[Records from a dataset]

——

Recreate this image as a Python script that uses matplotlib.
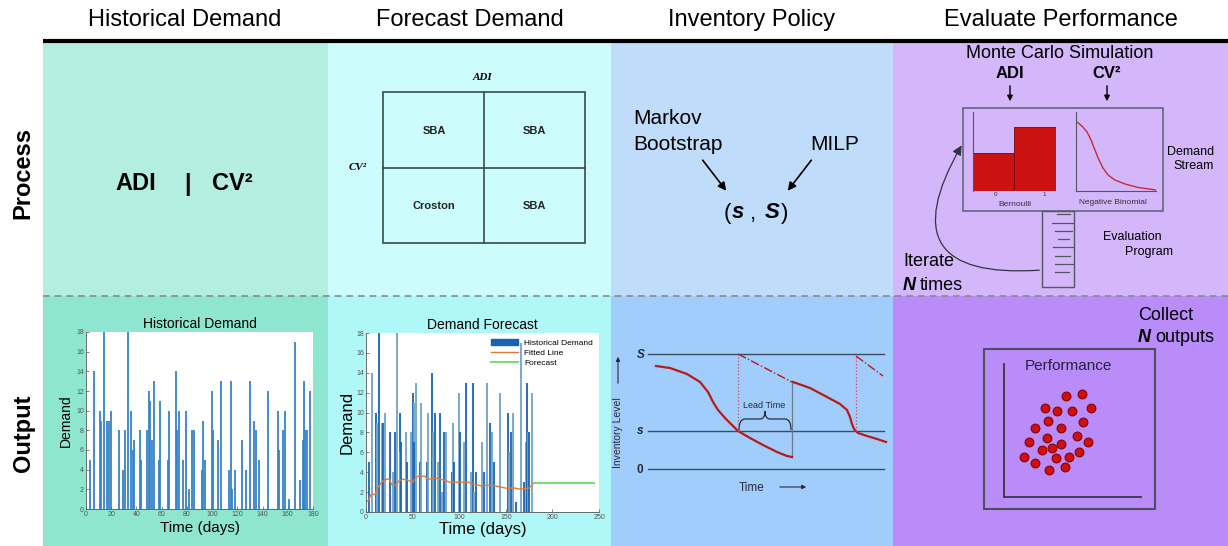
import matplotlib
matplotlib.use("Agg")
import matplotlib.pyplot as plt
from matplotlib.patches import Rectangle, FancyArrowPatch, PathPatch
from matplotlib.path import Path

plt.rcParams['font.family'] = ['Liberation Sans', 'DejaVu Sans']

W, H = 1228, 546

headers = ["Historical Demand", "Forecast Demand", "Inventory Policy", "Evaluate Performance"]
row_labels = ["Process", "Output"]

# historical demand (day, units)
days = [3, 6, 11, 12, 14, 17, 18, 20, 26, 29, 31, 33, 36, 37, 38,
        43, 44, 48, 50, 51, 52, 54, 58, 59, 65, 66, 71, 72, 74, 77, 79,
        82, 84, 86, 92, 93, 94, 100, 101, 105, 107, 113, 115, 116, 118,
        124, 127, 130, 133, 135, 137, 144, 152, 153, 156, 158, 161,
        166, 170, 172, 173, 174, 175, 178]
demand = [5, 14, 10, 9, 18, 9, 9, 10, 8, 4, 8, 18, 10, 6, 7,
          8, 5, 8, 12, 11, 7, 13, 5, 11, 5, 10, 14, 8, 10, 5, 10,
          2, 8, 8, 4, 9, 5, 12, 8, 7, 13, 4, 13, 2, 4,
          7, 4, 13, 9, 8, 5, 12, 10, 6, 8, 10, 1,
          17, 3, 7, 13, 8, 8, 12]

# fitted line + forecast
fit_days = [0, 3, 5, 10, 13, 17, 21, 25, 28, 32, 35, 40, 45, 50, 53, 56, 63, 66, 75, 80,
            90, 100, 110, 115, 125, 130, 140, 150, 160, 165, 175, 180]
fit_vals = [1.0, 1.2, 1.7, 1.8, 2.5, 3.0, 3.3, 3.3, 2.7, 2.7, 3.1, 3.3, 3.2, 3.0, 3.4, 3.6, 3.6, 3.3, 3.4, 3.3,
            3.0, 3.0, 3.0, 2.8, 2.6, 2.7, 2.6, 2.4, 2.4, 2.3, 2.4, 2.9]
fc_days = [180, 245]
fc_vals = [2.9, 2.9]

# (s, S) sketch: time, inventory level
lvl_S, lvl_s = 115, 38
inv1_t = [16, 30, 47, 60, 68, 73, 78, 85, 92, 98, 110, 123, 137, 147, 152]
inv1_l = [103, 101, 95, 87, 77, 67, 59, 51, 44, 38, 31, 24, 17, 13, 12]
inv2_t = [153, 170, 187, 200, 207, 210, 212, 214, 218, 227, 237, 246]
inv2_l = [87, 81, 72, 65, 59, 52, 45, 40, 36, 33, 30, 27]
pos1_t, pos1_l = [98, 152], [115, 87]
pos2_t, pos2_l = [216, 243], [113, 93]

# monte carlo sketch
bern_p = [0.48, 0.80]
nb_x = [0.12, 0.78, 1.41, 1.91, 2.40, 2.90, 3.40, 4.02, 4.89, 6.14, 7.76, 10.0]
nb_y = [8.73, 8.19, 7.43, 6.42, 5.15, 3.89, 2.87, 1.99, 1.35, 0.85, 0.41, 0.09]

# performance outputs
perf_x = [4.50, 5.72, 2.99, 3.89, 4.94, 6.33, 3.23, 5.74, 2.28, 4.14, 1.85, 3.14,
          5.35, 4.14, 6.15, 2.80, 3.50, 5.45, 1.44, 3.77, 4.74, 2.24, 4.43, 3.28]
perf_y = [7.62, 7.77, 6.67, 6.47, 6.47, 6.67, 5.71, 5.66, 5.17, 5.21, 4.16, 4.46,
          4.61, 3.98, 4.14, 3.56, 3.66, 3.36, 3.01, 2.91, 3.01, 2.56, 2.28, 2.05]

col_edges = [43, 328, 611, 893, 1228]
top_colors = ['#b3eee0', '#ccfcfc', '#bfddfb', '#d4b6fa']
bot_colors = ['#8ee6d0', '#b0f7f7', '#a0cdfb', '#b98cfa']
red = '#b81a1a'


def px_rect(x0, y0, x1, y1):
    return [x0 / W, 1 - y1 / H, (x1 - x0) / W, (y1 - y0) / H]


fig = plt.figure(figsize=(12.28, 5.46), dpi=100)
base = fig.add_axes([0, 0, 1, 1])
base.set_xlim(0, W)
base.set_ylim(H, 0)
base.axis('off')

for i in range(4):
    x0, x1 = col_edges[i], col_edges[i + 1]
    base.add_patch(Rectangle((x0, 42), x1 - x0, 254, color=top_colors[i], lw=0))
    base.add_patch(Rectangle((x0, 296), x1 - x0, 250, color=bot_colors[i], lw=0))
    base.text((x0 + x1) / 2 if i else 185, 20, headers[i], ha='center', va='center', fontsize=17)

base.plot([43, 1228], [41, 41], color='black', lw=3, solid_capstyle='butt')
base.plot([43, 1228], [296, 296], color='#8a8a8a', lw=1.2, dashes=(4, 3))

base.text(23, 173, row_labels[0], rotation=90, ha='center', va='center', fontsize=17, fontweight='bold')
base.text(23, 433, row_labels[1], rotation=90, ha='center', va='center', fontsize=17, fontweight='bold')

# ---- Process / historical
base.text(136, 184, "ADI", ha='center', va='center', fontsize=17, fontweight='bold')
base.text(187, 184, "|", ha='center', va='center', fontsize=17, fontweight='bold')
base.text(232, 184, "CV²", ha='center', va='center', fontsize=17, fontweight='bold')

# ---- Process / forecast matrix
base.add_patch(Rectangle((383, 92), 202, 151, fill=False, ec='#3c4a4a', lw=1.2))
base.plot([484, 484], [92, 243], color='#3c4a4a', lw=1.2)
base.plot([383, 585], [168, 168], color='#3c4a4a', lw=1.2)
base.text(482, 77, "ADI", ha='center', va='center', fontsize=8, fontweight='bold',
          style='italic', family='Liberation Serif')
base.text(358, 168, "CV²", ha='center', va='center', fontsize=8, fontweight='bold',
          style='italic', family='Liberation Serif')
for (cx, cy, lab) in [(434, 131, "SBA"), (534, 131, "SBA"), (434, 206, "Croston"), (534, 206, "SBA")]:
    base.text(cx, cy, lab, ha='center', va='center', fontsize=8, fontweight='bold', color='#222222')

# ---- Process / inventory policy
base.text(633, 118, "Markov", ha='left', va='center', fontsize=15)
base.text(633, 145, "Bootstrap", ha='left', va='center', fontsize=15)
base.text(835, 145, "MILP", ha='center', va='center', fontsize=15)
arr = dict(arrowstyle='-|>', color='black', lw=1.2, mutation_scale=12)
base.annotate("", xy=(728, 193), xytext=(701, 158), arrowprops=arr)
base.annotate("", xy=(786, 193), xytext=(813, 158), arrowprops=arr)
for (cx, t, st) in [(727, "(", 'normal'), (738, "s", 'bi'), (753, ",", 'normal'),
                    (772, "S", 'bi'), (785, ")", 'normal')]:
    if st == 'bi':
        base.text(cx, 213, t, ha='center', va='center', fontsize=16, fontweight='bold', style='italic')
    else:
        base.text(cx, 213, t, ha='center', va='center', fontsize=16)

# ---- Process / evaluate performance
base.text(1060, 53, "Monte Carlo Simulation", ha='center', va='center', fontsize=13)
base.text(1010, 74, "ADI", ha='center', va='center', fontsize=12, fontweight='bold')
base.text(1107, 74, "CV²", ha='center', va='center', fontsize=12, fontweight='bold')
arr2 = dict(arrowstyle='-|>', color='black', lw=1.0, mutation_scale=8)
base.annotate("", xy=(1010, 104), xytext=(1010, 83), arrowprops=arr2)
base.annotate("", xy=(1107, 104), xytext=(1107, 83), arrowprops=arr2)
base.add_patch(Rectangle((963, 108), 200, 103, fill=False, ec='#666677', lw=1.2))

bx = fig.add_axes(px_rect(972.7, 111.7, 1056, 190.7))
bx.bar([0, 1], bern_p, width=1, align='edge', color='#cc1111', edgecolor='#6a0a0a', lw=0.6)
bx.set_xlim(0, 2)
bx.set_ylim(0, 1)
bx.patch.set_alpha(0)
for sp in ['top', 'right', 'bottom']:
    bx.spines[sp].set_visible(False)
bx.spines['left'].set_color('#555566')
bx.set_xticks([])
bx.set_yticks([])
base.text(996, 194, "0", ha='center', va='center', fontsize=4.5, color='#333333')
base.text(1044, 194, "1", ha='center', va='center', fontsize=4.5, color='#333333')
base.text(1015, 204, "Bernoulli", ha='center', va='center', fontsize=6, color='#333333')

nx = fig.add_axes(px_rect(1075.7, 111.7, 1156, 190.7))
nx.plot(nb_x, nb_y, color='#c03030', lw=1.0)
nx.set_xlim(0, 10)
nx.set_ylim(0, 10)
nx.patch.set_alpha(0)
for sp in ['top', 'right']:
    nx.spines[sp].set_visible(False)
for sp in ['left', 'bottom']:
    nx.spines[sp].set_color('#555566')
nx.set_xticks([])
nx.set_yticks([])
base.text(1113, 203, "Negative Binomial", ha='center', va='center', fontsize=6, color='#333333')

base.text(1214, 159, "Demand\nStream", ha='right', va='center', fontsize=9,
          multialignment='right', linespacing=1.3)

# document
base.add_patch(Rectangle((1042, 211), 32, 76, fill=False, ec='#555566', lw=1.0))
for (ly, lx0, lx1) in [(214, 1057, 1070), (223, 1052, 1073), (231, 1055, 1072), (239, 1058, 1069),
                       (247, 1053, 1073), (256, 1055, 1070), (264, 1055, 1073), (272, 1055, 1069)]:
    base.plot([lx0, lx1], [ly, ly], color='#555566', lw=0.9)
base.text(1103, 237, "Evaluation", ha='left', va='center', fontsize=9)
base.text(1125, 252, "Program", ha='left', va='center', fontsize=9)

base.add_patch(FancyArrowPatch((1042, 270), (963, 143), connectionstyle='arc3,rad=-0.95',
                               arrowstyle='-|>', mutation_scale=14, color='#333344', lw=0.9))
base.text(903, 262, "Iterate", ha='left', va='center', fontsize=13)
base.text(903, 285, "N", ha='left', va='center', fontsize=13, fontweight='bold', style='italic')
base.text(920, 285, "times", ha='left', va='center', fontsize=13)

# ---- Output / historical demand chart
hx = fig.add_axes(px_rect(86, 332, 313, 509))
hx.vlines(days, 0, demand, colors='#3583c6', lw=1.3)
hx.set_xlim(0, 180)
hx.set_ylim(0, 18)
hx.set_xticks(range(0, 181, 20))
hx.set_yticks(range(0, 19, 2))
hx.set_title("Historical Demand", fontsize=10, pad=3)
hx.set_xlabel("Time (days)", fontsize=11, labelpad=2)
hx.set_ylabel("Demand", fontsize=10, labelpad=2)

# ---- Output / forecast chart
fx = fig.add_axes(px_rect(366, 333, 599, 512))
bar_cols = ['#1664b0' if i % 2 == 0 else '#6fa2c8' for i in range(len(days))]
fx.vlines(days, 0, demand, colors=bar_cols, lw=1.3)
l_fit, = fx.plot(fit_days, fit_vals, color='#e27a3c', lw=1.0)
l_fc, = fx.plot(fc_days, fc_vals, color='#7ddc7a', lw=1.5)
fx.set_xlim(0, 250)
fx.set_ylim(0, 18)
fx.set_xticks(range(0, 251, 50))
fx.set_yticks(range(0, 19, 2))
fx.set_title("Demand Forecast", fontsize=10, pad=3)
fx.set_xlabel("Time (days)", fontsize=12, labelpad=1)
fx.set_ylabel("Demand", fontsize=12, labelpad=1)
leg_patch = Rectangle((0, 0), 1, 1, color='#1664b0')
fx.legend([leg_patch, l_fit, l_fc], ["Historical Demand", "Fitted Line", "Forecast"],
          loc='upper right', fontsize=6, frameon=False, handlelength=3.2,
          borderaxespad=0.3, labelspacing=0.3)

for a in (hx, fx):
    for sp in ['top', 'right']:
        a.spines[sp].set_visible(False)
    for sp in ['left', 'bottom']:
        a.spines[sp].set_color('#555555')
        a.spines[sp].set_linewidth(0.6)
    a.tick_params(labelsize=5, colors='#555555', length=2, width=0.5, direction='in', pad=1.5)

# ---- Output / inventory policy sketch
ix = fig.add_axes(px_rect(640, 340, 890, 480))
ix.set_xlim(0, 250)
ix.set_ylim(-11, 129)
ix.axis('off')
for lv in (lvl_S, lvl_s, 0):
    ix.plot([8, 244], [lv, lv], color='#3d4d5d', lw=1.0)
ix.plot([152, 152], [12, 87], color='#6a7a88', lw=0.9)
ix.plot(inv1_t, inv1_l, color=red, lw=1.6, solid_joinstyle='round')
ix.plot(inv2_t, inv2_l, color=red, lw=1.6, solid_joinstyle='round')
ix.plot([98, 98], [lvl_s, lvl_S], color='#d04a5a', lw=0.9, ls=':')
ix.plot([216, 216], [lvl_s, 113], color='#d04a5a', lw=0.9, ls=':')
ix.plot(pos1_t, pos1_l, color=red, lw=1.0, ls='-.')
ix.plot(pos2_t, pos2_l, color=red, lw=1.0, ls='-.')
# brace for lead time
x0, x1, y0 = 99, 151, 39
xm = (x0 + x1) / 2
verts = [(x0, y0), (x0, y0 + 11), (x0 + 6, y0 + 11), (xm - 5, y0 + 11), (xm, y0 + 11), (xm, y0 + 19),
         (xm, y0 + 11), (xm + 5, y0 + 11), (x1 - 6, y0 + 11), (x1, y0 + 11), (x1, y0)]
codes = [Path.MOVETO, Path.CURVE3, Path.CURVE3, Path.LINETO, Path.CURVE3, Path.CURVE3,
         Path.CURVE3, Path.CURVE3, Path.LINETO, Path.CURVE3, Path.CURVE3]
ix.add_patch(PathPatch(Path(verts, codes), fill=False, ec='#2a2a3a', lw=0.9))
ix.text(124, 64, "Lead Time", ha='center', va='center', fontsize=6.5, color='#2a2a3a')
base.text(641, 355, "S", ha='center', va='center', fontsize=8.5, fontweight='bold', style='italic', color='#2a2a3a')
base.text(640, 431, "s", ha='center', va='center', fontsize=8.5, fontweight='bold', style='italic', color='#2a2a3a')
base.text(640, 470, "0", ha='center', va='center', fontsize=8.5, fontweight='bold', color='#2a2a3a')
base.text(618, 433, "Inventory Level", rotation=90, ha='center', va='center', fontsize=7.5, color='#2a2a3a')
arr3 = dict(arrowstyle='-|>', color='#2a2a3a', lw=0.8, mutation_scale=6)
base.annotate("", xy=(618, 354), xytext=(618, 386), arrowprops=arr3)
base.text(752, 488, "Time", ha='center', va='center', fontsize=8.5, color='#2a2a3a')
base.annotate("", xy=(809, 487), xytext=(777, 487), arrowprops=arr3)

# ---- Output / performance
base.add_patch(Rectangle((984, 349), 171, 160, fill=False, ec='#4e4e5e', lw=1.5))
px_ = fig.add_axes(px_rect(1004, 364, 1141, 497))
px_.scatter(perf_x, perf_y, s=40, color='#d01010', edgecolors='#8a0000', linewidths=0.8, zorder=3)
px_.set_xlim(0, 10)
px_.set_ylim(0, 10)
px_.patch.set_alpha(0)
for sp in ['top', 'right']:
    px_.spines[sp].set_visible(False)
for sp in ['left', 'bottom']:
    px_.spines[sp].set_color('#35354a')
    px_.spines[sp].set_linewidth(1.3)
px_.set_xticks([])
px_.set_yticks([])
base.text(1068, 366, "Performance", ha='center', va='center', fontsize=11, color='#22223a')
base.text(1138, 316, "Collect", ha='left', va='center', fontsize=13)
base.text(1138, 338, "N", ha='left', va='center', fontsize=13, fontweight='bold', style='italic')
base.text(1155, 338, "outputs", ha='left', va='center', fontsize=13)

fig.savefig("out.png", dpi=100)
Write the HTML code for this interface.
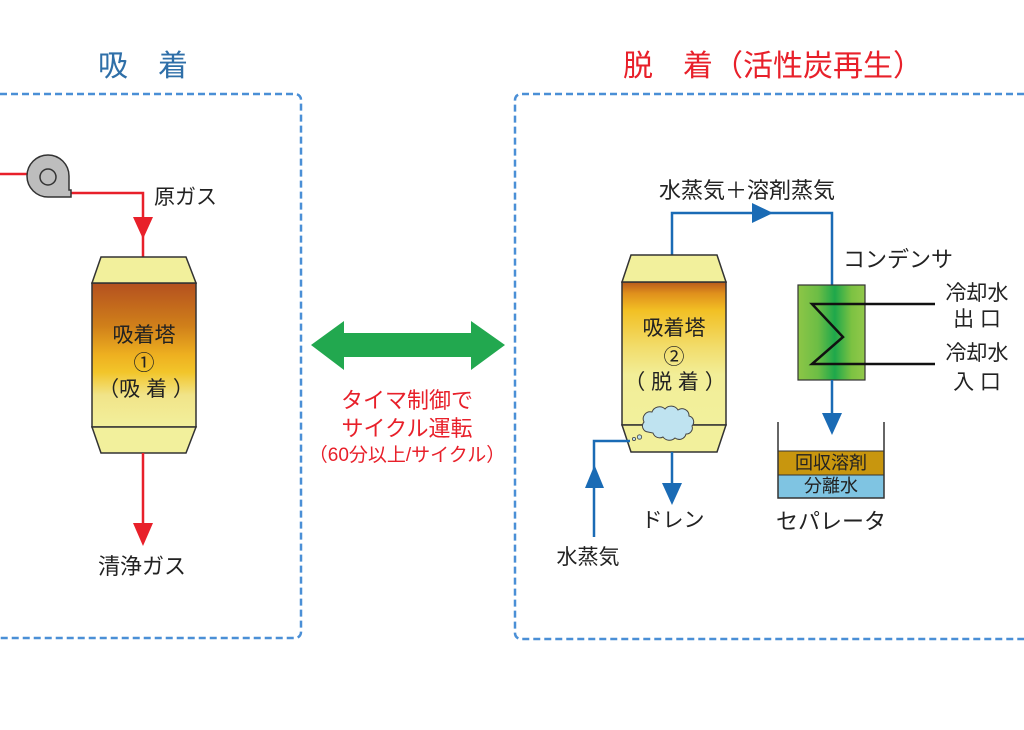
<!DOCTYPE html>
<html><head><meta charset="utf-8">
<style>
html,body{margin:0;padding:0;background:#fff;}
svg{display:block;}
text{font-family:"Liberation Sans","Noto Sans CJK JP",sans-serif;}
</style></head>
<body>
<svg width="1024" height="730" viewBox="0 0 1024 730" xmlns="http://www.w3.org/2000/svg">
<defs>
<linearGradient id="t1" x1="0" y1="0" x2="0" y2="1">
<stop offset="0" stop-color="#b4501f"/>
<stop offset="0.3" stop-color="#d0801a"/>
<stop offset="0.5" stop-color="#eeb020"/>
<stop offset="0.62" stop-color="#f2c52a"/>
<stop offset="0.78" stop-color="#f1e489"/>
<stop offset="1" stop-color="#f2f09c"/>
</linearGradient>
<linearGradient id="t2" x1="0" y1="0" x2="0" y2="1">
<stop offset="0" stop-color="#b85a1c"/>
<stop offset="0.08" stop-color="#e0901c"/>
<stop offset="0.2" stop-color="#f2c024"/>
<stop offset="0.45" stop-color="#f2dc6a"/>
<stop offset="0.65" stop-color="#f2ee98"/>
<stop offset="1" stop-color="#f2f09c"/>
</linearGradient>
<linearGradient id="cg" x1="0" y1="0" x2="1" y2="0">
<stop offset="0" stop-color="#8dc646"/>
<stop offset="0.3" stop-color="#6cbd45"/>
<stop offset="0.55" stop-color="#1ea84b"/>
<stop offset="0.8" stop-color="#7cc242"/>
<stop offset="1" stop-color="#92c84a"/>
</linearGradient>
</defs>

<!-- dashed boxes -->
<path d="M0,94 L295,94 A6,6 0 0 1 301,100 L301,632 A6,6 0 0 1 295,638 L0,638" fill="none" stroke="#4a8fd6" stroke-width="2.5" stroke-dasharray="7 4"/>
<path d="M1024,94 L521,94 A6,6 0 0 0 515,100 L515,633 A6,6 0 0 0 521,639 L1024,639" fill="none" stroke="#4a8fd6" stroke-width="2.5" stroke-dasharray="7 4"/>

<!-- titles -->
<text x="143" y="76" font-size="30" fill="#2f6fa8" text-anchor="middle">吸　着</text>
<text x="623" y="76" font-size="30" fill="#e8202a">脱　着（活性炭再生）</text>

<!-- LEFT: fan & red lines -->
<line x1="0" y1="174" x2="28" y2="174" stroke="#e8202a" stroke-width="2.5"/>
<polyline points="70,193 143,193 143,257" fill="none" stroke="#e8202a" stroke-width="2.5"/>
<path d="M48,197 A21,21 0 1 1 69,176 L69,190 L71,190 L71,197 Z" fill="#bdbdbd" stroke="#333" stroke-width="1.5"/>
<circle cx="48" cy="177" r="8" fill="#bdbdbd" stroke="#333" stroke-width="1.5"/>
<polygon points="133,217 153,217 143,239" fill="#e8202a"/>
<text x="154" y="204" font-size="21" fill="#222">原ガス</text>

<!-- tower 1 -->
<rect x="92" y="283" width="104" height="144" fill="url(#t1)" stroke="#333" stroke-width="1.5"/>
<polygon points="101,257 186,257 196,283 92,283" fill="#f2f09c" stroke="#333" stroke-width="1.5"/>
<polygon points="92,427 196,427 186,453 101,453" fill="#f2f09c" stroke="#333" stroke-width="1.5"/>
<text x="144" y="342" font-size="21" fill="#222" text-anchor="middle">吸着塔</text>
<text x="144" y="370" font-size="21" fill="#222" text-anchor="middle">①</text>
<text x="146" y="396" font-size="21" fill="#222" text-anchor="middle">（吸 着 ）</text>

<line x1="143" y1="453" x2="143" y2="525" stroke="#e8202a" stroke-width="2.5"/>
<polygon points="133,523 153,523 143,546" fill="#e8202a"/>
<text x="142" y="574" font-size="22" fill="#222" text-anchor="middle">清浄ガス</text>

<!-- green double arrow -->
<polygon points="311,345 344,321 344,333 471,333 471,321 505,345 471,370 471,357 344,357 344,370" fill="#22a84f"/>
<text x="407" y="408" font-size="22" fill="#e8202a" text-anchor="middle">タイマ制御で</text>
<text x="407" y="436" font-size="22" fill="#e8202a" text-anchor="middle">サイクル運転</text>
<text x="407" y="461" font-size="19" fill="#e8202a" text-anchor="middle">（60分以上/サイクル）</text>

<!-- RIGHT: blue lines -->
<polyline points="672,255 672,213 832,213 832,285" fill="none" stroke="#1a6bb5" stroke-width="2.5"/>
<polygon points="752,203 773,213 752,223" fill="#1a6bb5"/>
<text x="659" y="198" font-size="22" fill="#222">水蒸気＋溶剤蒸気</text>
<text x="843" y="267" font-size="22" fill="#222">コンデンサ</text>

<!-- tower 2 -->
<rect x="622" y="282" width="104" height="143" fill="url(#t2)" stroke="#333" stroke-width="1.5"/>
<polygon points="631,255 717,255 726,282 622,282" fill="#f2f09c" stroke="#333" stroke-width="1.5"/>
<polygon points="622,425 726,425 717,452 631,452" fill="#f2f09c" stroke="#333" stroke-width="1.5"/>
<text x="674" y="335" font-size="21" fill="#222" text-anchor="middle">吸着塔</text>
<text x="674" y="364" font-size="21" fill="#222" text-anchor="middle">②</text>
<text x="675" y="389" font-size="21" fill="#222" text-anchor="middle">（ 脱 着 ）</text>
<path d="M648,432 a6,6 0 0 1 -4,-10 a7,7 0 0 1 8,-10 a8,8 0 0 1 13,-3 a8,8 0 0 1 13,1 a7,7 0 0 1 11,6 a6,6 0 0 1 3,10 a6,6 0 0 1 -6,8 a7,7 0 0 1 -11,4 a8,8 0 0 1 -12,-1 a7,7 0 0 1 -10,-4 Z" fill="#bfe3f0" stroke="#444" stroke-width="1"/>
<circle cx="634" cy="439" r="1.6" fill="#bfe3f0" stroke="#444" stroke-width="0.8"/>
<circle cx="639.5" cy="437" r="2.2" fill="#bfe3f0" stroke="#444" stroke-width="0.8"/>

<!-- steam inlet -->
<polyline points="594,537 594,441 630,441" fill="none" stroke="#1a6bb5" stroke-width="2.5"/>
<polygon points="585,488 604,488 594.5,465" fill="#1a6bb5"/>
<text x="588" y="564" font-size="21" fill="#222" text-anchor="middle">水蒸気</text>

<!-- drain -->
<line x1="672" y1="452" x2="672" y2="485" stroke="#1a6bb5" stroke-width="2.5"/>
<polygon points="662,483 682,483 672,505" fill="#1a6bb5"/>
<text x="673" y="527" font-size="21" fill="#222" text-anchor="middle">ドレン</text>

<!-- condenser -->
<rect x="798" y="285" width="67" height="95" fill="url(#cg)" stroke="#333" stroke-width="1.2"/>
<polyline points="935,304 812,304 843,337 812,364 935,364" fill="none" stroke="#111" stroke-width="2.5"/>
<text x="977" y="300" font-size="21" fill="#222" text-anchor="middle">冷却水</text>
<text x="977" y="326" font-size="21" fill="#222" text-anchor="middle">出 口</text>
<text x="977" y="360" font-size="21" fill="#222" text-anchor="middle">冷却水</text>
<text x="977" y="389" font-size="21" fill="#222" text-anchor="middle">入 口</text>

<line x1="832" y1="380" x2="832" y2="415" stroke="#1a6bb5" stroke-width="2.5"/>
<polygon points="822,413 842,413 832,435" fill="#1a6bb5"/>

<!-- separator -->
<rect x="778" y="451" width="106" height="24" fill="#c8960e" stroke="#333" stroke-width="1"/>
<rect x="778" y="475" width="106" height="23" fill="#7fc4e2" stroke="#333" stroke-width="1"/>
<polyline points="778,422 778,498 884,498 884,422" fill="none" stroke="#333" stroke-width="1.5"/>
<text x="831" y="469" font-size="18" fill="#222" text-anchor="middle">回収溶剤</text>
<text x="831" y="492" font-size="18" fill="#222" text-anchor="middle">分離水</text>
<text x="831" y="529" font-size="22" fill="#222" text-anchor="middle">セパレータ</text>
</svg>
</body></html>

——

_Problem to solve:_ Without the pictures, return the listing above from its first line through the line that has "fc_vals = [2.9, 2.9]".

_Written solution:_
Recreate this image as a Python script that uses matplotlib.
import matplotlib
matplotlib.use("Agg")
import matplotlib.pyplot as plt
from matplotlib.patches import Rectangle, FancyArrowPatch, PathPatch
from matplotlib.path import Path

plt.rcParams['font.family'] = ['Liberation Sans', 'DejaVu Sans']

W, H = 1228, 546

headers = ["Historical Demand", "Forecast Demand", "Inventory Policy", "Evaluate Performance"]
row_labels = ["Process", "Output"]

# historical demand (day, units)
days = [3, 6, 11, 12, 14, 17, 18, 20, 26, 29, 31, 33, 36, 37, 38,
        43, 44, 48, 50, 51, 52, 54, 58, 59, 65, 66, 71, 72, 74, 77, 79,
        82, 84, 86, 92, 93, 94, 100, 101, 105, 107, 113, 115, 116, 118,
        124, 127, 130, 133, 135, 137, 144, 152, 153, 156, 158, 161,
        166, 170, 172, 173, 174, 175, 178]
demand = [5, 14, 10, 9, 18, 9, 9, 10, 8, 4, 8, 18, 10, 6, 7,
          8, 5, 8, 12, 11, 7, 13, 5, 11, 5, 10, 14, 8, 10, 5, 10,
          2, 8, 8, 4, 9, 5, 12, 8, 7, 13, 4, 13, 2, 4,
          7, 4, 13, 9, 8, 5, 12, 10, 6, 8, 10, 1,
          17, 3, 7, 13, 8, 8, 12]

# fitted line + forecast
fit_days = [0, 3, 5, 10, 13, 17, 21, 25, 28, 32, 35, 40, 45, 50, 53, 56, 63, 66, 75, 80,
            90, 100, 110, 115, 125, 130, 140, 150, 160, 165, 175, 180]
fit_vals = [1.0, 1.2, 1.7, 1.8, 2.5, 3.0, 3.3, 3.3, 2.7, 2.7, 3.1, 3.3, 3.2, 3.0, 3.4, 3.6, 3.6, 3.3, 3.4, 3.3,
            3.0, 3.0, 3.0, 2.8, 2.6, 2.7, 2.6, 2.4, 2.4, 2.3, 2.4, 2.9]
fc_days = [180, 245]
fc_vals = [2.9, 2.9]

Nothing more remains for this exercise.